> [RECORDED DATA]:
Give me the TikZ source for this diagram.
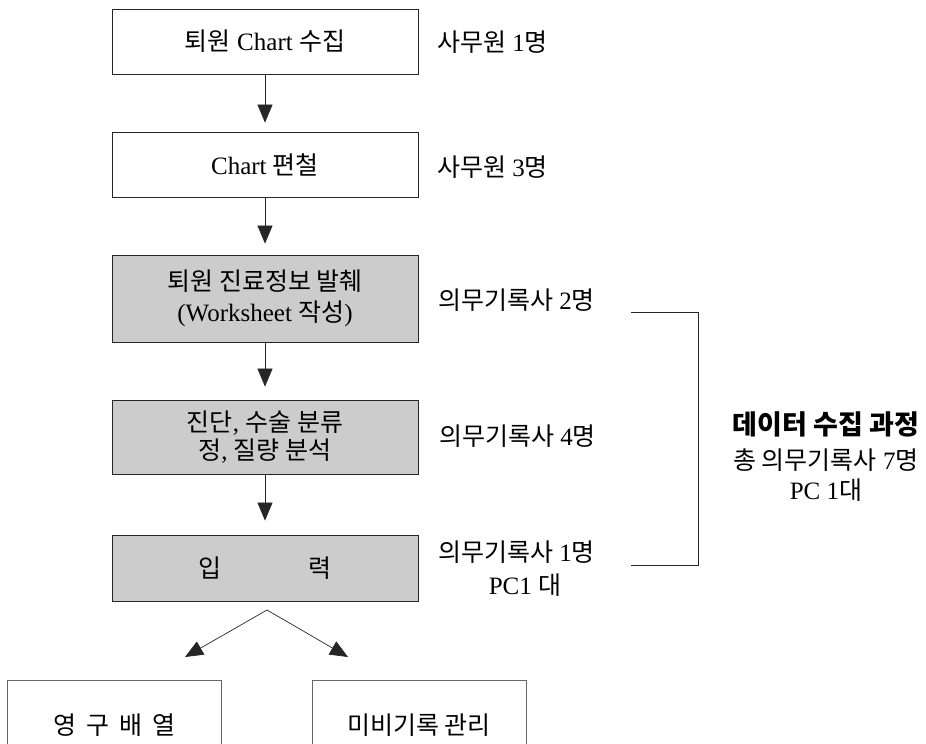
\documentclass[tikz,border=0pt]{standalone}
\usepackage{fontspec}
\setmainfont{Liberation Serif}
\newfontfamily\kr{Noto Sans CJK KR}
\usetikzlibrary{arrows.meta}
\begin{document}
\begin{tikzpicture}[x=1pt,y=-1pt,
  txt/.style={inner sep=0pt, font=\fontsize{25}{31}\selectfont},
  box/.style={txt, draw=black!85, line width=0.8pt, minimum width=306pt, align=center},
  shadedbox/.style={box, fill=black!20},
  lowbox/.style={txt, draw=black!60, line width=0.6pt, minimum width=214pt, minimum height=90pt},
  lbl/.style={txt, anchor=west},
  arr/.style={draw=black!85, line width=0.7pt, -{Triangle[width=15pt,length=18pt]}},
  bracketline/.style={draw=black!85, line width=0.8pt}
]
\useasboundingbox (0,0) rectangle (926,744);

% main boxes
\node[box, minimum height=65pt] (b1) at (265,41.5) {{\kr 퇴원} Chart {\kr 수집}};
\node[box, minimum height=65pt] (b2) at (265,164.5) {Chart {\kr 편철}};
\node[shadedbox, minimum height=87pt] (b3) at (265,298.5) {{\kr 퇴원 진료정보 발췌}\\(Worksheet {\kr 작성})};
\node[shadedbox, minimum height=74pt, font=\fontsize{25}{28}\selectfont] (b4) at (265,437) {{\kr 진단}, {\kr 수술 분류}\\{\kr 정}, {\kr 질량 분석}};
\node[shadedbox, minimum height=66pt] (b5) at (265,568) {{\kr 입}\hspace{87pt}{\kr 력}};

% lower boxes
\node[lowbox] (b6) at (114,725) {\kr 영\hspace{10pt}구\hspace{10pt}배\hspace{10pt}열};
\node[lowbox] (b7) at (419,725) {\kr 미비기록 관리};

% arrows
\draw[arr, shorten >=9pt] (b1.south) -- (b2.north);
\draw[arr, shorten >=11pt] (b2.south) -- (b3.north);
\draw[arr, shorten >=13pt] (b3.south) -- (b4.north);
\draw[arr, shorten >=14pt] (b4.south) -- (b5.north);

\coordinate (sp) at (267,610);
\coordinate (tl) at (185,657);
\coordinate (tr) at (348,657);
\draw[arr] (sp) -- (tl);
\draw[arr] (sp) -- (tr);

% side labels
\node[lbl] (l1) at (437,42) {{\kr 사무원} 1{\kr 명}};
\node[lbl] (l2) at (437,167) {{\kr 사무원} 3{\kr 명}};
\node[lbl] (l3) at (438,300) {{\kr 의무기록사} 2{\kr 명}};
\node[lbl] (l4) at (439,436) {{\kr 의무기록사} 4{\kr 명}};
\node[lbl] (l5) at (438,552) {{\kr 의무기록사} 1{\kr 명}};
\node[txt] (l5b) at (525,585) {PC1 {\kr 대}};

% bracket
\coordinate (bt1) at (631,312);
\coordinate (bt2) at (698,312);
\coordinate (bb2) at (698,565);
\coordinate (bb1) at (631,565);
\draw[bracketline] (bt1) -- (bt2) -- (bb2) -- (bb1);

% summary
\node[txt, font=\fontsize{27}{31}\selectfont] (t1) at (826,424) {\kr\bfseries 데이터 수집 과정};
\node[txt] (t2) at (826,460) {{\kr 총 의무기록사} 7{\kr 명}};
\node[txt] (t3) at (826,490) {PC 1{\kr 대}};
\end{tikzpicture}
\end{document}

> [PROBLEM DESCRIPTION]: All of the lines above should be printed exactly, minus the pictures.

> [THE COMPLETED TASK]:
Give me the TikZ source for this diagram.
\documentclass[tikz,border=0pt]{standalone}
\usepackage{fontspec}
\setmainfont{Liberation Serif}
\newfontfamily\kr{Noto Sans CJK KR}
\usetikzlibrary{arrows.meta}
\begin{document}
\begin{tikzpicture}[x=1pt,y=-1pt,
  txt/.style={inner sep=0pt, font=\fontsize{25}{31}\selectfont},
  box/.style={txt, draw=black!85, line width=0.8pt, minimum width=306pt, align=center},
  shadedbox/.style={box, fill=black!20},
  lowbox/.style={txt, draw=black!60, line width=0.6pt, minimum width=214pt, minimum height=90pt},
  lbl/.style={txt, anchor=west},
  arr/.style={draw=black!85, line width=0.7pt, -{Triangle[width=15pt,length=18pt]}},
  bracketline/.style={draw=black!85, line width=0.8pt}
]
\useasboundingbox (0,0) rectangle (926,744);

% main boxes
\node[box, minimum height=65pt] (b1) at (265,41.5) {{\kr 퇴원} Chart {\kr 수집}};
\node[box, minimum height=65pt] (b2) at (265,164.5) {Chart {\kr 편철}};
\node[shadedbox, minimum height=87pt] (b3) at (265,298.5) {{\kr 퇴원 진료정보 발췌}\\(Worksheet {\kr 작성})};
\node[shadedbox, minimum height=74pt, font=\fontsize{25}{28}\selectfont] (b4) at (265,437) {{\kr 진단}, {\kr 수술 분류}\\{\kr 정}, {\kr 질량 분석}};
\node[shadedbox, minimum height=66pt] (b5) at (265,568) {{\kr 입}\hspace{87pt}{\kr 력}};

% lower boxes
\node[lowbox] (b6) at (114,725) {\kr 영\hspace{10pt}구\hspace{10pt}배\hspace{10pt}열};
\node[lowbox] (b7) at (419,725) {\kr 미비기록 관리};

% arrows
\draw[arr, shorten >=9pt] (b1.south) -- (b2.north);
\draw[arr, shorten >=11pt] (b2.south) -- (b3.north);
\draw[arr, shorten >=13pt] (b3.south) -- (b4.north);
\draw[arr, shorten >=14pt] (b4.south) -- (b5.north);

\coordinate (sp) at (267,610);
\coordinate (tl) at (185,657);
\coordinate (tr) at (348,657);
\draw[arr] (sp) -- (tl);
\draw[arr] (sp) -- (tr);

% side labels
\node[lbl] (l1) at (437,42) {{\kr 사무원} 1{\kr 명}};
\node[lbl] (l2) at (437,167) {{\kr 사무원} 3{\kr 명}};
\node[lbl] (l3) at (438,300) {{\kr 의무기록사} 2{\kr 명}};
\node[lbl] (l4) at (439,436) {{\kr 의무기록사} 4{\kr 명}};
\node[lbl] (l5) at (438,552) {{\kr 의무기록사} 1{\kr 명}};
\node[txt] (l5b) at (525,585) {PC1 {\kr 대}};

% bracket
\coordinate (bt1) at (631,312);
\coordinate (bt2) at (698,312);
\coordinate (bb2) at (698,565);
\coordinate (bb1) at (631,565);
\draw[bracketline] (bt1) -- (bt2) -- (bb2) -- (bb1);

% summary
\node[txt, font=\fontsize{27}{31}\selectfont] (t1) at (826,424) {\kr\bfseries 데이터 수집 과정};
\node[txt] (t2) at (826,460) {{\kr 총 의무기록사} 7{\kr 명}};
\node[txt] (t3) at (826,490) {PC 1{\kr 대}};
\end{tikzpicture}
\end{document}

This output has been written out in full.